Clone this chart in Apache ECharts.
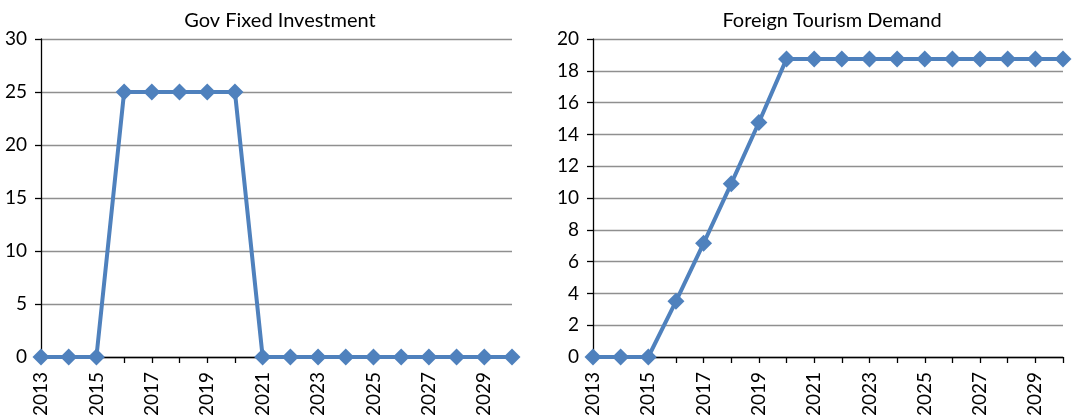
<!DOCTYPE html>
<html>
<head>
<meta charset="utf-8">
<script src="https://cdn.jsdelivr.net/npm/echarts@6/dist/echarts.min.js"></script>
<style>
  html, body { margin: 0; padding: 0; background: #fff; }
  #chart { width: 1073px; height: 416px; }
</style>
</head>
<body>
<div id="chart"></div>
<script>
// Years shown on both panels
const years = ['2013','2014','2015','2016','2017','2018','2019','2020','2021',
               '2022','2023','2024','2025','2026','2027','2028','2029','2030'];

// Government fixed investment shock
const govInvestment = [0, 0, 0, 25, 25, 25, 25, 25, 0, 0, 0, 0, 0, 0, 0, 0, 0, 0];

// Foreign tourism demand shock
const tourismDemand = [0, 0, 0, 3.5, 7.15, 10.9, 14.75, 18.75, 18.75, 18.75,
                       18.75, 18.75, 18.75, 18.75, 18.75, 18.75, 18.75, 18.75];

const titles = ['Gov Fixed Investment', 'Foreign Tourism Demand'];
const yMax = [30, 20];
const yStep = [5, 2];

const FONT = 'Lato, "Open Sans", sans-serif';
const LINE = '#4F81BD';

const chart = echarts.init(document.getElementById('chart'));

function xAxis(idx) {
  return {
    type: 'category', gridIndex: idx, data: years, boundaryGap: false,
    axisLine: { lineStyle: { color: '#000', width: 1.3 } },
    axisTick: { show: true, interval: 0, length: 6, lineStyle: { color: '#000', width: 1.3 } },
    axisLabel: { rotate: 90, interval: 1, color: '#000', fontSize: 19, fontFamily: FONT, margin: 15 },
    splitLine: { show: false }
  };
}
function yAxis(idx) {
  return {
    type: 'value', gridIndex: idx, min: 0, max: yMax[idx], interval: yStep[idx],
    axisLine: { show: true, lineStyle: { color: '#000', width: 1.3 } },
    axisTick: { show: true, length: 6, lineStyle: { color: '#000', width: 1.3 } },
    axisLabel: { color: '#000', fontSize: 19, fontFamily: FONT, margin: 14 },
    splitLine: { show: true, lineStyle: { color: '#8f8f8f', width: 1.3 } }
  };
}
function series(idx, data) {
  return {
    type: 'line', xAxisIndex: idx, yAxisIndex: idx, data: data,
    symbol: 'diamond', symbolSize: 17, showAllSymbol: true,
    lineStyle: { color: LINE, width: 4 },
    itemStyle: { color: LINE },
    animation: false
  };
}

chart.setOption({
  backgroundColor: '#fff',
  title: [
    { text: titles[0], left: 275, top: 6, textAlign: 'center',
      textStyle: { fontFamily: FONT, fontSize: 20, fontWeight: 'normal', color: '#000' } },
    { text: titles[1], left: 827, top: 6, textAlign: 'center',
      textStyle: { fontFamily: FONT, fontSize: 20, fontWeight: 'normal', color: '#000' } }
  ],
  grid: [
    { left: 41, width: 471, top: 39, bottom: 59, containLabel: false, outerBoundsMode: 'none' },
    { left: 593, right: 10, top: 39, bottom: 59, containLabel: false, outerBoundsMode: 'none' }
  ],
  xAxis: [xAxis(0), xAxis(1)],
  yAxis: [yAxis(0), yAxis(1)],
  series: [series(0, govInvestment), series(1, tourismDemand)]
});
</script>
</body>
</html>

* _TASK BRIEF_: Copy the listing exactly. Any image in it stays out of the copy.

* _EXERCISE SOLUTION_:
Clone this chart in Apache ECharts.
<!DOCTYPE html>
<html>
<head>
<meta charset="utf-8">
<script src="https://cdn.jsdelivr.net/npm/echarts@6/dist/echarts.min.js"></script>
<style>
  html, body { margin: 0; padding: 0; background: #fff; }
  #chart { width: 1073px; height: 416px; }
</style>
</head>
<body>
<div id="chart"></div>
<script>
// Years shown on both panels
const years = ['2013','2014','2015','2016','2017','2018','2019','2020','2021',
               '2022','2023','2024','2025','2026','2027','2028','2029','2030'];

// Government fixed investment shock
const govInvestment = [0, 0, 0, 25, 25, 25, 25, 25, 0, 0, 0, 0, 0, 0, 0, 0, 0, 0];

// Foreign tourism demand shock
const tourismDemand = [0, 0, 0, 3.5, 7.15, 10.9, 14.75, 18.75, 18.75, 18.75,
                       18.75, 18.75, 18.75, 18.75, 18.75, 18.75, 18.75, 18.75];

const titles = ['Gov Fixed Investment', 'Foreign Tourism Demand'];
const yMax = [30, 20];
const yStep = [5, 2];

const FONT = 'Lato, "Open Sans", sans-serif';
const LINE = '#4F81BD';

const chart = echarts.init(document.getElementById('chart'));

function xAxis(idx) {
  return {
    type: 'category', gridIndex: idx, data: years, boundaryGap: false,
    axisLine: { lineStyle: { color: '#000', width: 1.3 } },
    axisTick: { show: true, interval: 0, length: 6, lineStyle: { color: '#000', width: 1.3 } },
    axisLabel: { rotate: 90, interval: 1, color: '#000', fontSize: 19, fontFamily: FONT, margin: 15 },
    splitLine: { show: false }
  };
}
function yAxis(idx) {
  return {
    type: 'value', gridIndex: idx, min: 0, max: yMax[idx], interval: yStep[idx],
    axisLine: { show: true, lineStyle: { color: '#000', width: 1.3 } },
    axisTick: { show: true, length: 6, lineStyle: { color: '#000', width: 1.3 } },
    axisLabel: { color: '#000', fontSize: 19, fontFamily: FONT, margin: 14 },
    splitLine: { show: true, lineStyle: { color: '#8f8f8f', width: 1.3 } }
  };
}
function series(idx, data) {
  return {
    type: 'line', xAxisIndex: idx, yAxisIndex: idx, data: data,
    symbol: 'diamond', symbolSize: 17, showAllSymbol: true,
    lineStyle: { color: LINE, width: 4 },
    itemStyle: { color: LINE },
    animation: false
  };
}

chart.setOption({
  backgroundColor: '#fff',
  title: [
    { text: titles[0], left: 275, top: 6, textAlign: 'center',
      textStyle: { fontFamily: FONT, fontSize: 20, fontWeight: 'normal', color: '#000' } },
    { text: titles[1], left: 827, top: 6, textAlign: 'center',
      textStyle: { fontFamily: FONT, fontSize: 20, fontWeight: 'normal', color: '#000' } }
  ],
  grid: [
    { left: 41, width: 471, top: 39, bottom: 59, containLabel: false, outerBoundsMode: 'none' },
    { left: 593, right: 10, top: 39, bottom: 59, containLabel: false, outerBoundsMode: 'none' }
  ],
  xAxis: [xAxis(0), xAxis(1)],
  yAxis: [yAxis(0), yAxis(1)],
  series: [series(0, govInvestment), series(1, tourismDemand)]
});
</script>
</body>
</html>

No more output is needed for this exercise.